Barrett, who studied in Chicago on a soccer scholarship in 2009, agreed that the scene was more competitive now, noting how social media had also played a role in this. “When I went out there, there was barely the internet so the competition I was up against would have been a lot lower,” he said.

“I think due to the popularity of social media, people see the facilities and see the lifestyle and want to follow in those footsteps. A lot of people know people or know of people that are doing it, which increases popularity. We get more and more applications every year from ­people all across the world.”

Jonathan Rudd, a high-performance director at Swim Ireland, said it was important that Ireland helped facilitate athletes that chose to study in the US.

“Of course we’d love to have all of our athletes based on the island full-time but if there is something that pushes their buttons a little bit more, the coach that seems to connect with that athlete better, or a programme that has a rich history in the event that they are swimming, we’ve got to try to facilitate that.

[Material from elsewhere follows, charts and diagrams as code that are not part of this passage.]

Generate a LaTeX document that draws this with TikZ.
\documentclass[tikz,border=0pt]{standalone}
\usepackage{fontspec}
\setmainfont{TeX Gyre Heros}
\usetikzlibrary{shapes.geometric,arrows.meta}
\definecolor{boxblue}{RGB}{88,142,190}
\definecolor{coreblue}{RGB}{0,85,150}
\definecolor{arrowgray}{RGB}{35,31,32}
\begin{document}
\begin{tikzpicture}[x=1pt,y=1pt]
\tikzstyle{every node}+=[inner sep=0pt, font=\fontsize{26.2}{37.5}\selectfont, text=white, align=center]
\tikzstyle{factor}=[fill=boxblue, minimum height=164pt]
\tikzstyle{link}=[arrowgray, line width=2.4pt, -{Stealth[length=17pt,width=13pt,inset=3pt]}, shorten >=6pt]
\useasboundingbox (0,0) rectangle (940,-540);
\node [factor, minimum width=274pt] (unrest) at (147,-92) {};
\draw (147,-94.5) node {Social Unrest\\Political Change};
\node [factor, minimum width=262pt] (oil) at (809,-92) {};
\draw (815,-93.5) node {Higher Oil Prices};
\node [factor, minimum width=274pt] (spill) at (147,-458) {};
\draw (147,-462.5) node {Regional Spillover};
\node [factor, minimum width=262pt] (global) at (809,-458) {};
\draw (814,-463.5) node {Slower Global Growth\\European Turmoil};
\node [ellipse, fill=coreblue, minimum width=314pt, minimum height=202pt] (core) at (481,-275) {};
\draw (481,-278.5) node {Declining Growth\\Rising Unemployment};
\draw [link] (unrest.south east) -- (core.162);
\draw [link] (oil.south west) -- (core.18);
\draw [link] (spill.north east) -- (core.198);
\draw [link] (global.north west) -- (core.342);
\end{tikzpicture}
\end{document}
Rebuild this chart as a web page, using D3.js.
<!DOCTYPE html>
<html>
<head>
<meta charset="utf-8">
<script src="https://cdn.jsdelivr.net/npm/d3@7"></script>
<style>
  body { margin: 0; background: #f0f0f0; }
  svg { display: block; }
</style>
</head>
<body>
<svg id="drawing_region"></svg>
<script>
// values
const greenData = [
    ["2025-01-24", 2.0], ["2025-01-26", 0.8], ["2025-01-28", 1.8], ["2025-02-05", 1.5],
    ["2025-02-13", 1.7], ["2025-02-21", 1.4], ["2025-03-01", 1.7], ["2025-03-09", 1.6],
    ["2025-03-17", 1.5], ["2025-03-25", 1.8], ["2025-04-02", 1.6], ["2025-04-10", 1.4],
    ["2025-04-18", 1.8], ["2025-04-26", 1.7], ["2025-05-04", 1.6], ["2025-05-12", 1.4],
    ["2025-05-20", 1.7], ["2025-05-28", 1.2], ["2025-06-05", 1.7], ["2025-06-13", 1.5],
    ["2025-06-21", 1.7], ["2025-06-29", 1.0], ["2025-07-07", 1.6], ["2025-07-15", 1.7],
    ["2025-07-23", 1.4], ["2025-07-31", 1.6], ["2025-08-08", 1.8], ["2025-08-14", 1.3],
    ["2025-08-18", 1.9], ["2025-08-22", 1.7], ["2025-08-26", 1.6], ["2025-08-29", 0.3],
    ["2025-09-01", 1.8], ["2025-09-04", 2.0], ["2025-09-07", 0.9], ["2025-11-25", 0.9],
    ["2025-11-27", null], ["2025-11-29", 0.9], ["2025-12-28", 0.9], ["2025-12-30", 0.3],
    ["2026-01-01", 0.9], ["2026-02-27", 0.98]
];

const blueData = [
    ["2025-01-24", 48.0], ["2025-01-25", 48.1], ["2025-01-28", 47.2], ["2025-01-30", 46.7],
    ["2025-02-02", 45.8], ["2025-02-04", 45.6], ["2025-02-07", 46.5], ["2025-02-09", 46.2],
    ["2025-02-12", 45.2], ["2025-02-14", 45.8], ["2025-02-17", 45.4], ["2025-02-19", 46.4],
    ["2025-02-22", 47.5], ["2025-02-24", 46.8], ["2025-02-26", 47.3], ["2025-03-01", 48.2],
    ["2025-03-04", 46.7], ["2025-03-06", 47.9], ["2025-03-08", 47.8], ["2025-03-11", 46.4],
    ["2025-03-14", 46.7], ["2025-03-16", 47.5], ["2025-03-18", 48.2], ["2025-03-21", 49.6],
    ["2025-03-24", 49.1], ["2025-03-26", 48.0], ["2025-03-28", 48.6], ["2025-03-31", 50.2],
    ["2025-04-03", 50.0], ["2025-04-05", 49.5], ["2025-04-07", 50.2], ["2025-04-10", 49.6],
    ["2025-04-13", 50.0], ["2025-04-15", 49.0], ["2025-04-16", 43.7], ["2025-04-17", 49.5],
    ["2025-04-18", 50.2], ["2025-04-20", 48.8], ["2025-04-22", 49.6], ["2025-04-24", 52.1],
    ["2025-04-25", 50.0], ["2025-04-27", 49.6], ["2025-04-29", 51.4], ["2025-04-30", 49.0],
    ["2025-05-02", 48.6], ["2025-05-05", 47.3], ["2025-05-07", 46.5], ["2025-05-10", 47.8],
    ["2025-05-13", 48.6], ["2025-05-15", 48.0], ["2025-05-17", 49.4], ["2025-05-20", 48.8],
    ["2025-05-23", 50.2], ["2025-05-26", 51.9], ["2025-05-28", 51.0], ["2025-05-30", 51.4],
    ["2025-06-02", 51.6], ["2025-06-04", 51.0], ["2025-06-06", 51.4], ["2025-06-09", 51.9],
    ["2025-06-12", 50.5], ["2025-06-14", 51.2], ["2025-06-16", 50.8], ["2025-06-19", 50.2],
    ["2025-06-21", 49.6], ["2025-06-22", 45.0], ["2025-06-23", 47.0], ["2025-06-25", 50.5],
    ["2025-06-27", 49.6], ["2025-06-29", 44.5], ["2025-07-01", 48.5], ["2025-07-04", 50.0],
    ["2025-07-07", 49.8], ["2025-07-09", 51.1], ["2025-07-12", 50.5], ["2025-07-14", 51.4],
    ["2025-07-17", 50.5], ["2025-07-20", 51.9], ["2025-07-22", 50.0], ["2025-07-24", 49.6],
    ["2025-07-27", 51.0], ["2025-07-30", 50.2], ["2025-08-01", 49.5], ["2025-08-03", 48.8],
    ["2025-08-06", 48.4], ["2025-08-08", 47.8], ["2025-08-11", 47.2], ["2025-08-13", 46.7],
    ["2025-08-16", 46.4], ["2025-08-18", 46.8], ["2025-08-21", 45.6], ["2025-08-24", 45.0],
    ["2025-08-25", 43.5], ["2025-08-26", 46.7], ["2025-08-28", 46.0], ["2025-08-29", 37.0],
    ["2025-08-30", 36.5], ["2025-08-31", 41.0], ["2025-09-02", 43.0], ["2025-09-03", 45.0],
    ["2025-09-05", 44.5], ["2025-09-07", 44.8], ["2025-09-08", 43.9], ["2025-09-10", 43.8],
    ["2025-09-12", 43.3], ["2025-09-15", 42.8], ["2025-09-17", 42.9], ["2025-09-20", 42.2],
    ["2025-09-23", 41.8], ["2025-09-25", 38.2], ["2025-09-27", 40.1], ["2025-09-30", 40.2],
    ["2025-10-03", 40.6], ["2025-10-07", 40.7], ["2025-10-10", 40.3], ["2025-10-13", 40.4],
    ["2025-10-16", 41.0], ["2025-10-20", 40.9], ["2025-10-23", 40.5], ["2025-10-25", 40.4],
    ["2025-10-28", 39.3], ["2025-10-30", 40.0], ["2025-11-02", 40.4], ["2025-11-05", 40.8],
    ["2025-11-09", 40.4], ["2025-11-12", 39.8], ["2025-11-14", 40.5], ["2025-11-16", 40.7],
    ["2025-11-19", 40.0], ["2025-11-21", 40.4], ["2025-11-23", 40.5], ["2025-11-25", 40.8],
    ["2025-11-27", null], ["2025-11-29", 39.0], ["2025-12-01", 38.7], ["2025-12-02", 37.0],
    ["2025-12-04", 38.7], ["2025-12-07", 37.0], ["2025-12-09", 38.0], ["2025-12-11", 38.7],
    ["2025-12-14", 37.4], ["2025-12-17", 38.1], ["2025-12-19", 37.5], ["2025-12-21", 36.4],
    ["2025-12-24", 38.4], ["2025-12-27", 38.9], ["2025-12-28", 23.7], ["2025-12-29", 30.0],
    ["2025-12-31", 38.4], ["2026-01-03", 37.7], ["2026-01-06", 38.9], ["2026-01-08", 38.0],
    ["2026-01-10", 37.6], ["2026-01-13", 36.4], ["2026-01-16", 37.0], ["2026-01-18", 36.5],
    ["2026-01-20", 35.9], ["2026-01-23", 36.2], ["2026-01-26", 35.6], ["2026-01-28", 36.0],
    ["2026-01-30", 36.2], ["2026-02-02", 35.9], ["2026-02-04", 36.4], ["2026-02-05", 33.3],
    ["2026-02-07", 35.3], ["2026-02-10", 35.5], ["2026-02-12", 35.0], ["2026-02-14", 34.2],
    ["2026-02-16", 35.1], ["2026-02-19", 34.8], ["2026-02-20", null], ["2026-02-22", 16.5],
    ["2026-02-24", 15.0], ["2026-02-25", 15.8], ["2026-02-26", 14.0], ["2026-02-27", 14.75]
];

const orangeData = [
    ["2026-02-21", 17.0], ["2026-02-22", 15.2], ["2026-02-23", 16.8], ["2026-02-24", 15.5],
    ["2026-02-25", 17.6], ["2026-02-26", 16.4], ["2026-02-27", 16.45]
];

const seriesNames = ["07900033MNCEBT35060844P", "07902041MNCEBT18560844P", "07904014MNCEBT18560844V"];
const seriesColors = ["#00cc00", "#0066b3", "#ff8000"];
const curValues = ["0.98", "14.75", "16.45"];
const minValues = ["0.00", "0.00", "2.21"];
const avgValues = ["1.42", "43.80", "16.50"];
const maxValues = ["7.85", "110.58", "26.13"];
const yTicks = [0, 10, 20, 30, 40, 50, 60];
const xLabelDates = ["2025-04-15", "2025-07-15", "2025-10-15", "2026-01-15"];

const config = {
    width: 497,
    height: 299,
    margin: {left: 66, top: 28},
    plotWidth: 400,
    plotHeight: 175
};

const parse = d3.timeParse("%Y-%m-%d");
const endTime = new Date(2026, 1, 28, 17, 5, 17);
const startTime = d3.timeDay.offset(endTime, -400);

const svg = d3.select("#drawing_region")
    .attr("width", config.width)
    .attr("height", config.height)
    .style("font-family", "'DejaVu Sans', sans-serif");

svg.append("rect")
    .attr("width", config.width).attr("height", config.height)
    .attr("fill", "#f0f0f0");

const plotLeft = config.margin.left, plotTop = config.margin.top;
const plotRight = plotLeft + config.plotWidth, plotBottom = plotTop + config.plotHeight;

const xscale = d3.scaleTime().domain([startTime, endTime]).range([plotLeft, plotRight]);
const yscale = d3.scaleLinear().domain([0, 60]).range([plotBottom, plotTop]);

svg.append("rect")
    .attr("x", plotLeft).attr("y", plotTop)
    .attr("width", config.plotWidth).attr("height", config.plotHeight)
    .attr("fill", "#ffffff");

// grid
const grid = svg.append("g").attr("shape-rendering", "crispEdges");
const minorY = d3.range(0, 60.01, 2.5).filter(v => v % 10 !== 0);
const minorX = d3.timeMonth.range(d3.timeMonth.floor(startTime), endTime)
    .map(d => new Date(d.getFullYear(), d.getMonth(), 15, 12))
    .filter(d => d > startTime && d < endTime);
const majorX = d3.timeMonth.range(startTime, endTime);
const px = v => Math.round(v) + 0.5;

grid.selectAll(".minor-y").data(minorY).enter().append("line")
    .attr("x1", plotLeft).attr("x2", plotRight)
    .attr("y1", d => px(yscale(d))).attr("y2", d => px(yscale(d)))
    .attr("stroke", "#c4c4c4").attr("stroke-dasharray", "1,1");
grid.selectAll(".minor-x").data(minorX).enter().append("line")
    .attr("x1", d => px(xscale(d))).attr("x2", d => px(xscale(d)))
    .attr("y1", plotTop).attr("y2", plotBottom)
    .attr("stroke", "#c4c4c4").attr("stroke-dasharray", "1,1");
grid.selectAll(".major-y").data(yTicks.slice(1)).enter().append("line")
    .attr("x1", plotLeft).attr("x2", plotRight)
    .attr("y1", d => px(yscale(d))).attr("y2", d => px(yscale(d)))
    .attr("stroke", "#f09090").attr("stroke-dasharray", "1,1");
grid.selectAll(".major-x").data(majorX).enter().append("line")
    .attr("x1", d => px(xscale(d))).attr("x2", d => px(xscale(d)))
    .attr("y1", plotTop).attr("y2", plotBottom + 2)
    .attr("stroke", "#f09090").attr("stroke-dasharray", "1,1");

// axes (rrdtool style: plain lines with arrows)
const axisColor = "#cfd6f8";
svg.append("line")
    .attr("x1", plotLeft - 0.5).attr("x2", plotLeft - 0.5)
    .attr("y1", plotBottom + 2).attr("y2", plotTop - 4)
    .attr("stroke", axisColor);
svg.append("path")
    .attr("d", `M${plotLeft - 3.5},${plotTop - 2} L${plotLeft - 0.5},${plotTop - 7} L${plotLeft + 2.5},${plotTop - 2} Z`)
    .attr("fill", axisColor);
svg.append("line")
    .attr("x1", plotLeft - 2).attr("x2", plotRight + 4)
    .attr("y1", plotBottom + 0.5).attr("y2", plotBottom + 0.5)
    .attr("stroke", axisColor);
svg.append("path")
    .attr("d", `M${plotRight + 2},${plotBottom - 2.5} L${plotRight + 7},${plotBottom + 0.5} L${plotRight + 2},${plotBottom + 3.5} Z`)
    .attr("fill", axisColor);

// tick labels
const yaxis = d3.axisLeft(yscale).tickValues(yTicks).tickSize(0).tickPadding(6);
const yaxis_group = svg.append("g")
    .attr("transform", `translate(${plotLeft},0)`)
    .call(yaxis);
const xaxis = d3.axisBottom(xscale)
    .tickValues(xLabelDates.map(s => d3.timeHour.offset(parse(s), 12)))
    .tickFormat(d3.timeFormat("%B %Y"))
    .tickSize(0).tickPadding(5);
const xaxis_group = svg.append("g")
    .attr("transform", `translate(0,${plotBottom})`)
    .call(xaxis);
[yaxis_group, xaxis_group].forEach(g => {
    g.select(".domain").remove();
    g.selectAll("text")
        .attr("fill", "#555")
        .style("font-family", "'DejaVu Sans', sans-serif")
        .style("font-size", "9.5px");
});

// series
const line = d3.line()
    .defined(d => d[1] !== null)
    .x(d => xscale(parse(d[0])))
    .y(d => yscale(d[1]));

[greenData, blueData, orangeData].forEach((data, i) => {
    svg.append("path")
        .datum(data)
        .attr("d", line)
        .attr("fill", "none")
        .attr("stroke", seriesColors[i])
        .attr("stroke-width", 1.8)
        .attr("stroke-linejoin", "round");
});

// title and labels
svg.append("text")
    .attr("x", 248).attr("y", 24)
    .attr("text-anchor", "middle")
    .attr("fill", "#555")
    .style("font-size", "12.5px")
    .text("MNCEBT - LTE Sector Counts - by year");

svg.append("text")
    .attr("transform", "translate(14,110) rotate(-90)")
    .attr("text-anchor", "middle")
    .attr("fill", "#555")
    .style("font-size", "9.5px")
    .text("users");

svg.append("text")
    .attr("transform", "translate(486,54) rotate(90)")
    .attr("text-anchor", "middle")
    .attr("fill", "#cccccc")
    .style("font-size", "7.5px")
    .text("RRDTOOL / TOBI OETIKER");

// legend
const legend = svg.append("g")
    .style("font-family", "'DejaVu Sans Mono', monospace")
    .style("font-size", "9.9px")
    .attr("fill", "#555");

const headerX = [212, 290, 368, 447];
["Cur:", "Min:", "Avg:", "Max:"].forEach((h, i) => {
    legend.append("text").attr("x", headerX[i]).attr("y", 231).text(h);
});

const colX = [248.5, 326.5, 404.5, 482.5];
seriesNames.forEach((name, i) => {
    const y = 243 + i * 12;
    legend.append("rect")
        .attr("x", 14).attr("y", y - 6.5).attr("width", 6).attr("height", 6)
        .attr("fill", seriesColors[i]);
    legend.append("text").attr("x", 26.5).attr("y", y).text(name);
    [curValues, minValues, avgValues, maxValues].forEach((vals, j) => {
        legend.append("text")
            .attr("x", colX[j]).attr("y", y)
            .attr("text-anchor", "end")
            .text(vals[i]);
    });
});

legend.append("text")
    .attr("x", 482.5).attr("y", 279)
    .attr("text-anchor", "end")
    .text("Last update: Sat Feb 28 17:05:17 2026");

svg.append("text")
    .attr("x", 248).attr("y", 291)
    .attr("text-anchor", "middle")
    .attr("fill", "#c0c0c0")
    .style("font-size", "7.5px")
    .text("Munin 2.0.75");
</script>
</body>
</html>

“For me it’s a broad and balanced menu of options. If you look at the US, some universities don’t deliver at international level, but Mona [McSharry] found one that does. Same with British universities.”

Cullen believes the facilities and resources in the US continue to be way ahead of Ireland. “My coach was Ray Tracy and his job was to be a coach at Providence College — and in Ireland you just don’t have that,” she added.

“I don’t think in Ireland there is the infrastructure and the facilities. There’s places that still don’t even have proper running tracks or a 50m pool, which you need if you want to be an Olympic medalist.”